Wracając na boisko – pochodzisz ze Szczecina, cała Twoja kariera związana jest właśnie z tym miastem i Koninem. Opuściłaś rodzinne strony, nie tęsknisz za domem?
Wcześniej rzeczywiście mi się to zdarzało, ale z czasem przestałam o tym myśleć. Nie zakładam oczywiście, że nie wrócę nigdy do Szczecina, lecz podchodzę do tego ze spokojem. Gdybym miała wrócić, musiałabym wybrać odpowiedni moment. Na razie jestem w takim punkcie, że nadal się rozwijam. Szukam więc takich klubów, które dają mi możliwość czynienia postępów.
W Ekstralidze Medyk absolutnie dominuje, duża mobilizacja przychodzi tylko kilka razy w sezonie, podczas meczów z Górnikiem Łęczna. Nie uważasz, że to trochę ogranicza możliwość rozwoju?

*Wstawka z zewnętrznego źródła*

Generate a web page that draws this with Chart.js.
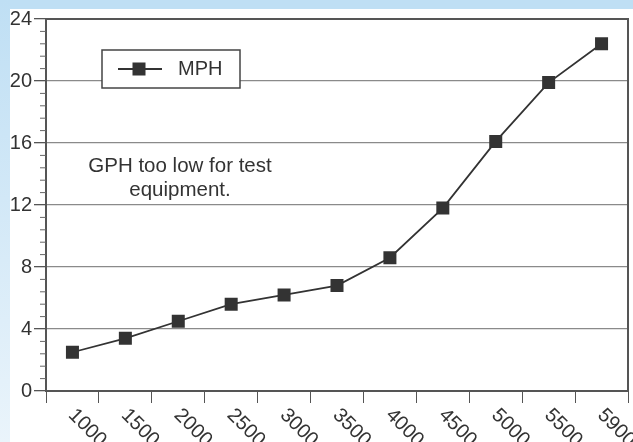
<!DOCTYPE html>
<html>
<head>
<meta charset="utf-8">
<script src="https://cdn.jsdelivr.net/npm/chart.js@4/dist/chart.umd.min.js"></script>
<style>
  html, body { margin: 0; padding: 0; background: #ffffff; }
  #wrap { position: relative; width: 633px; height: 442px; background: #ffffff; overflow: hidden; }
  #topStrip { position: absolute; left: 0; top: 0; width: 633px; height: 9px; background: #bfdff4; }
  #leftStrip { position: absolute; left: 0; top: 0; width: 10px; height: 442px;
               background: linear-gradient(to bottom, #bfdff4 0%, #d2e8f7 45%, #eaf4fb 100%); }
  canvas { position: absolute; left: 0; top: 0; }
</style>
</head>
<body>
<div id="wrap">
  <div id="topStrip"></div>
  <div id="leftStrip"></div>
  <canvas id="c" width="638" height="442"></canvas>
</div>
<script>
// ---- data ----
const categories = ['1000', '1500', '2000', '2500', '3000', '3500', '4000', '4500', '5000', '5500', '5900'];
const mphValues = [2.5, 3.4, 4.5, 5.6, 6.2, 6.8, 8.6, 11.8, 16.1, 19.9, 22.4];
const seriesLabel = 'MPH';
const yTickValues = [0, 4, 8, 12, 16, 20, 24];
const noteLines = ['GPH too low for test', 'equipment.'];

const FONT = '"Liberation Sans", Arial, Helvetica, sans-serif';
const TEXT = '#333333';
const AXIS = '#555555';
const MARK = '#333333';

const framePlugin = {
  id: 'frame',
  beforeDatasetsDraw(chart) {
    const { ctx, chartArea: a } = chart;
    ctx.save();
    ctx.strokeStyle = AXIS;
    ctx.lineWidth = 2;
    ctx.beginPath();
    ctx.moveTo(a.left, a.top);
    ctx.lineTo(a.right, a.top);
    ctx.lineTo(a.right, a.bottom);
    ctx.stroke();
    // minor ticks on y axis
    const y = chart.scales.y;
    ctx.lineWidth = 1;
    ctx.strokeStyle = '#666';
    for (let v = 0; v <= 24.001; v += 0.8) {
      const r = Math.round(v * 10) / 10;
      if (Math.abs(r % 4) < 0.01) continue;
      const py = y.getPixelForValue(r);
      ctx.beginPath();
      ctx.moveTo(a.left - 6, py);
      ctx.lineTo(a.left, py);
      ctx.stroke();
    }
    ctx.restore();
  },
  afterDraw(chart) {
    const { ctx, chartArea: a } = chart;
    const x = chart.scales.x;
    ctx.save();
    // rotated x labels (clockwise, reading down-right)
    ctx.fillStyle = TEXT;
    ctx.font = '20px ' + FONT;
    ctx.textAlign = 'left';
    ctx.textBaseline = 'middle';
    categories.forEach((lab, i) => {
      const px = x.getPixelForTick(i);
      ctx.save();
      ctx.translate(px - 1, a.bottom + 21);
      ctx.rotate(Math.PI / 4);
      ctx.fillText(lab, 0, 0);
      ctx.restore();
    });
    // legend box
    const lx = a.left + 56, ly = a.top + 31, lw = 138, lh = 38;
    ctx.fillStyle = '#ffffff';
    ctx.fillRect(lx, ly, lw, lh);
    ctx.strokeStyle = '#444';
    ctx.lineWidth = 1.5;
    ctx.strokeRect(lx, ly, lw, lh);
    const my = ly + lh / 2;
    ctx.strokeStyle = MARK;
    ctx.lineWidth = 1.8;
    ctx.beginPath();
    ctx.moveTo(lx + 16, my);
    ctx.lineTo(lx + 60, my);
    ctx.stroke();
    ctx.fillStyle = MARK;
    ctx.fillRect(lx + 37 - 6.5, my - 6.5, 13, 13);
    ctx.fillStyle = TEXT;
    ctx.textBaseline = 'alphabetic';
    ctx.textAlign = 'left';
    ctx.fillText(chart.data.datasets[0].label, lx + 76, my + 6);
    // note
    ctx.textAlign = 'center';
    ctx.font = '20.5px ' + FONT;
    ctx.fillText(noteLines[0], a.left + 134, a.top + 153);
    ctx.fillText(noteLines[1], a.left + 134, a.top + 177);
    ctx.restore();
  }
};

new Chart(document.getElementById('c'), {
  type: 'line',
  data: {
    labels: categories,
    datasets: [{
      label: seriesLabel,
      data: mphValues,
      borderColor: MARK,
      borderWidth: 1.8,
      pointStyle: 'rect',
      pointRadius: 9.2,
      pointHoverRadius: 9.2,
      pointBackgroundColor: MARK,
      pointBorderWidth: 0,
      tension: 0,
      fill: false
    }]
  },
  options: {
    responsive: false,
    devicePixelRatio: 1,
    animation: false,
    events: [],
    layout: { padding: { left: 10, top: 19, right: 10, bottom: 0 } },
    plugins: { legend: { display: false }, tooltip: { enabled: false } },
    scales: {
      x: {
        type: 'category',
        offset: true,
        grid: { offset: true, drawOnChartArea: false, tickLength: 12, color: AXIS, lineWidth: 1 },
        border: { color: AXIS, width: 2 },
        ticks: { display: false },
        afterFit(s) { s.height = 51; }
      },
      y: {
        min: 0,
        max: 24,
        afterBuildTicks(s) { s.ticks = yTickValues.map(v => ({ value: v })); },
        ticks: {
          color: TEXT,
          font: { size: 20, family: FONT },
          padding: 2
        },
        grid: { color: '#8a8a8a', lineWidth: 1.3, tickLength: 12, tickColor: AXIS },
        border: { color: AXIS, width: 2 },
        afterFit(s) { s.width = 36; }
      }
    }
  },
  plugins: [framePlugin]
});
</script>
</body>
</html>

Mimo że zwyciężamy, drużyny grające w Ekstralidze są coraz silniejsze. Wiadomo, jeszcze wiele brakuje, ale małymi kroczkami robią postępy. W wielu meczach decyduje aspekt motoryczny. Często w pierwszej połowie gramy z rywalkami jak równy z równym, ale po przerwie opadają one z sił. Oczywiście, chciałabym, aby w każdym spotkaniu było jak najwięcej emocji, lubię być „pod prądem”. Zauważyłam, że inne zespoły stwarzają sobie coraz więcej sytuacji, widocznie dokładnie nas analizują, szukając słabszych punktów. Drużyny grające z mistrzem Polski zawsze są zmobilizowane, chcą sprawić niespodziankę. Na chwilę obecną Medyk jest najsilniejszy w kraju i trudno o zaskoczenia, ale kobiecy sport jest specyficzny. Może zdarzyć się w nim niemal wszystko.
W Lidze Mistrzyń odpadłyście po meczach z Brescią, ale tylko przez mniej bramek zdobytych w meczu na wyjeździe. To musiało bardzo zaboleć.

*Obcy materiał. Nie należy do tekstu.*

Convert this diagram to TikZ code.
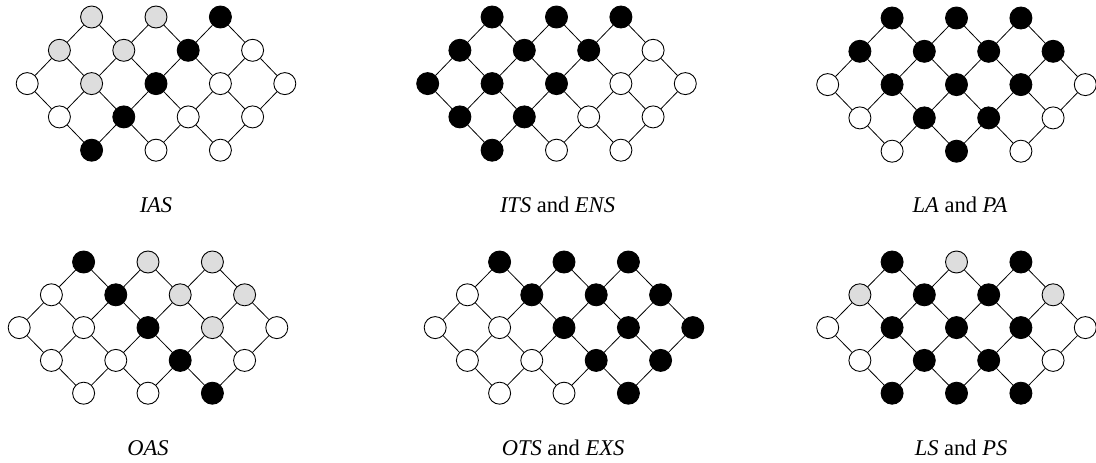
\documentclass[tikz,border=0pt]{standalone}
\usepackage{fontspec}
\setmainfont{Liberation Serif}
\definecolor{lgray}{HTML}{DDDDDD}
\tikzset{
  nd/.style={circle,draw=black,line width=0.9pt,minimum size=22pt,inner sep=0pt},
  W/.style={fill=white},
  G/.style={fill=lgray},
  B/.style={fill=black},
  edge/.style={line width=0.8pt},
  lab/.style={anchor=base,inner sep=0pt,font=\fontsize{22.5}{26}\selectfont}
}
\newcommand\lat[5]{%
  \foreach \c [count=\i] in {#5} {
    \pgfmathtruncatemacro\gx{{2,4,6,1,3,5,7,0,2,4,6,8,1,3,5,7,2,4,6}[\i-1]}
    \pgfmathtruncatemacro\gy{{0,0,0,1,1,1,1,2,2,2,2,2,3,3,3,3,4,4,4}[\i-1]}
    \node[nd,\c] (#1-\gx-\gy) at ({#2+(\gx-4)*32.2},{#3+\gy*#4}) {};
  }
  \foreach \a/\b in {2-0/1-1,2-0/3-1,4-0/3-1,4-0/5-1,6-0/5-1,6-0/7-1,
    1-1/0-2,1-1/2-2,3-1/2-2,3-1/4-2,5-1/4-2,5-1/6-2,7-1/6-2,7-1/8-2,
    0-2/1-3,2-2/1-3,2-2/3-3,4-2/3-3,4-2/5-3,6-2/5-3,6-2/7-3,8-2/7-3,
    1-3/2-4,3-3/2-4,3-3/4-4,5-3/4-4,5-3/6-4,7-3/6-4}
    \draw[edge] (#1-\a) -- (#1-\b);
}
\begin{document}
\begin{tikzpicture}[x=1pt,y=-1pt]
\useasboundingbox (0,0) rectangle (1096,463);
\lat{p1}{156}{17}{33.3}{G,G,B, G,G,B,W, W,G,B,W,W, W,B,W,W, B,W,W}
\lat{p2}{556.5}{17}{33.3}{B,B,B, B,B,B,W, B,B,B,W,W, B,B,W,W, B,W,W}
\lat{p3}{956.5}{18}{33.3}{B,B,B, B,B,B,B, W,B,B,B,W, W,B,B,W, W,B,W}
\lat{p4}{148}{262}{32.8}{B,G,G, W,B,G,G, W,W,B,G,W, W,W,B,W, W,W,B}
\lat{p5}{564}{262}{32.8}{B,B,B, W,B,B,B, W,W,B,B,B, W,W,B,B, W,W,B}
\lat{p6}{956.5}{262}{32.8}{B,G,B, G,B,B,G, W,B,B,B,W, W,B,B,W, B,B,B}
\node[lab] (l1) at (156,212) {\textit{IAS}};
\node[lab] (l2) at (557.5,212) {\textit{ITS} and \textit{ENS}};
\node[lab] (l3) at (960,212) {\textit{LA} and \textit{PA}};
\node[lab] (l4) at (148,455) {\textit{OAS}};
\node[lab] (l5) at (563,455) {\textit{OTS} and \textit{EXS}};
\node[lab] (l6) at (961,455) {\textit{LS} and \textit{PS}};
\end{tikzpicture}
\end{document}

Było nam bardzo przykro, zresztą jest do dzisiejszego dnia. Tak niewiele zabrakło, byśmy zrobiły ten krok… Mam nadzieję, że w kolejnym sezonie pokażemy w Europie, że robimy postępy i polski futbol w wydaniu kobiecym cały czas się rozwija.
Przechodząc do reprezentacji – obecna kadra stanowi mieszankę rutyny z młodością. Młodsze zawodniczki mają od kogo się uczyć. To złoty środek?
Brałam udział w zgrupowaniach kadry pod wodzą wielu trenerów. Obecna atmosfera w zespole jest zdecydowanie najlepsza i to widać. Jesteśmy bardzo zadowolone, mamy określoną drogę, którą podążamy i wiemy, co chcemy osiągnąć. Każda z nas jest bardzo zmotywowana, by czynić kolejne postępy. Wierzymy głęboko, że wypracujemy swój styl.